Natural cleaner made with lemons near a cook top

A deep spring cleaning can clearly leave you with a fresh, pristine home. But spring cleaning can offer more than a sparkling space—it can boost and protect your mental health. If you or a loved one is experiencing a mental health concern, please reach out for help. Effective, compassionate, personalized treatment is available.

Five Spring Cleaning Tips to Boost Mental Health

  1. Take Stock: A sense of control and organization can ease stress. Before you begin spring cleaning, it can be helpful to take stock of what you would like to accomplish. You might try walking around your home and listing tasks. Try not to let it overwhelm you—once you’ve made your list, you can cut back, add, organize, and prioritize. Everything doesn’t have to be done at once.
  2. View Physical Cleaning as a Mood Booster: Physical activity boosts endorphins, the feel-good chemicals in the brain. If cleaning seems like a chore, try thinking of it as a positive activity. Not only can you reap the benefits of a clean home when you’re finished, but you can enjoy happy affects along the way. Turning on music or tracking your steps can be energizing and motivating.
  3. Break it Up: To avoid feeling overwhelmed or stressed, try breaking cleaning into small increments. For instance, work on organizing one drawer at a time or set a timer and try cleaning in fifteen- or thirty-minute spurts.
  4. Prioritize: If you start by cleaning areas that are most visible to you or that are bothering you, you might be more motivated to keep going. Cleaning areas that are visible, such as countertops, can make an immediate impact on feelings of calm and organization. Cleaning areas that are bothering you can help eliminate negative feelings.
  5. Declutter: Clutter can create stress and feelings of chaos. Cutting the clutter can offer a sense of control, less stress, a calmer environment, and improved space for focusing. 

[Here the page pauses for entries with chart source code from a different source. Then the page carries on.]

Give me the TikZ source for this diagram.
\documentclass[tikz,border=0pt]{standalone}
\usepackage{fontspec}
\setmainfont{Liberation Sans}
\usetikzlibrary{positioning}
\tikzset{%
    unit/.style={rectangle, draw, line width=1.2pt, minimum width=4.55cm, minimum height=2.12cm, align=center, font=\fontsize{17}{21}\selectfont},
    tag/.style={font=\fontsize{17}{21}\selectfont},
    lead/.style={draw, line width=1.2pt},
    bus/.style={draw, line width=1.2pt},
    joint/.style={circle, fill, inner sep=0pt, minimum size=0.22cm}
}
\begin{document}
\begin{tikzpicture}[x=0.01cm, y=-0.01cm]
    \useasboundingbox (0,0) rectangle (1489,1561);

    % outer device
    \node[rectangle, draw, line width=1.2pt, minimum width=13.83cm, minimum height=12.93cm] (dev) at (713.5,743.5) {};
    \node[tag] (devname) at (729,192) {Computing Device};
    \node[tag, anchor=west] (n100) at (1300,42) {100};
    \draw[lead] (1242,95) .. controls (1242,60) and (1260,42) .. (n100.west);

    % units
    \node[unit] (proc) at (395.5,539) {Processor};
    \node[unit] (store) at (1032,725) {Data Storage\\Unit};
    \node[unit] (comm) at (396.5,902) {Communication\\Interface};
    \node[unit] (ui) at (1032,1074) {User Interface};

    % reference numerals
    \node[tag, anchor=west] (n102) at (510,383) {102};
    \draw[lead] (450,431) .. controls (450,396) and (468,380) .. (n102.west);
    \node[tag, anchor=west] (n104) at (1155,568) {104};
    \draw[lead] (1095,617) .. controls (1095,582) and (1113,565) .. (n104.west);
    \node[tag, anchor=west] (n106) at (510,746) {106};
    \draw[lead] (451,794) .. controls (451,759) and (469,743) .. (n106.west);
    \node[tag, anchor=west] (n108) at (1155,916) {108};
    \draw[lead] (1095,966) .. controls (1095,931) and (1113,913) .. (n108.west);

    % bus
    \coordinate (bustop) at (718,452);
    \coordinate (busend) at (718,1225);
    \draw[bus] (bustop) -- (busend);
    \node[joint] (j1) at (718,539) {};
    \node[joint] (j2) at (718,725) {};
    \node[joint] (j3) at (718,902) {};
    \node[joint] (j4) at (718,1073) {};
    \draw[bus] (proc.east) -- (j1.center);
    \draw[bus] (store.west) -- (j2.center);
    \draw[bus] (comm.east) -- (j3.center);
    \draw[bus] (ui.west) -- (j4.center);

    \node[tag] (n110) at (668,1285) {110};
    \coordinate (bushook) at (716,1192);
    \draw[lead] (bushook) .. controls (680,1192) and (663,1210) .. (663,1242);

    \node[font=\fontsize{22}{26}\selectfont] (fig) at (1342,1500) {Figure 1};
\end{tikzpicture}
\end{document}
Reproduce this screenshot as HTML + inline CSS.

Deep Spring Cleaning—Five Mood Boosting Ideas:

Cleaning parts of the home that aren’t in your typical cleaning routine can offer the mental health benefits of a sense of accomplishment and taking responsibility. The results can be a restful space, along with other clear advantages of a thoroughly clean home.

  1. Wash windows inside and out. Clean windows can allow more natural light into your home. Natural light is not only a good mood booster, but it also helps regulate healthy sleep and wake patterns, which are important for emotional regulation.
  2. Give lights some attention. Replace burned out light bulbs and dust light fixtures. Light helps with mood.
  3. Benefit from a clean bed. Wash all bedding, including mattress pads, pillows, sheets, comforters, blankets, and throws, and flip the mattress. A thoroughly clean, fresh bed can promote healthy sleep.
  4. Put safety first. Test smoke and carbon monoxide detectors and replace batteries if necessary. Having confidence that your home is safe can reduce anxiety.
  5. Mind the blinds and curtains. Dust can collect on window treatments. Once they’re clean, more light can stream through during the day. At night, you can use the clean window treatments to keep the bedroom dark, which can help with healthy sleep.
  6. Ease your mind by using natural cleaners. Vinegar, baking soda, hydrogen peroxide, borax, and essential oils are all common, effective ingredients for cleaning that you may already have in your home. 

Spring is often considered a time of renewal. Try refreshing your space for renewed mental health. Spring cleaning can help calm the mind, give a sense of achievement, reduce stress, and improve mood. Spring cleaning is a healthy form of self-care that benefits the home, body, and mind.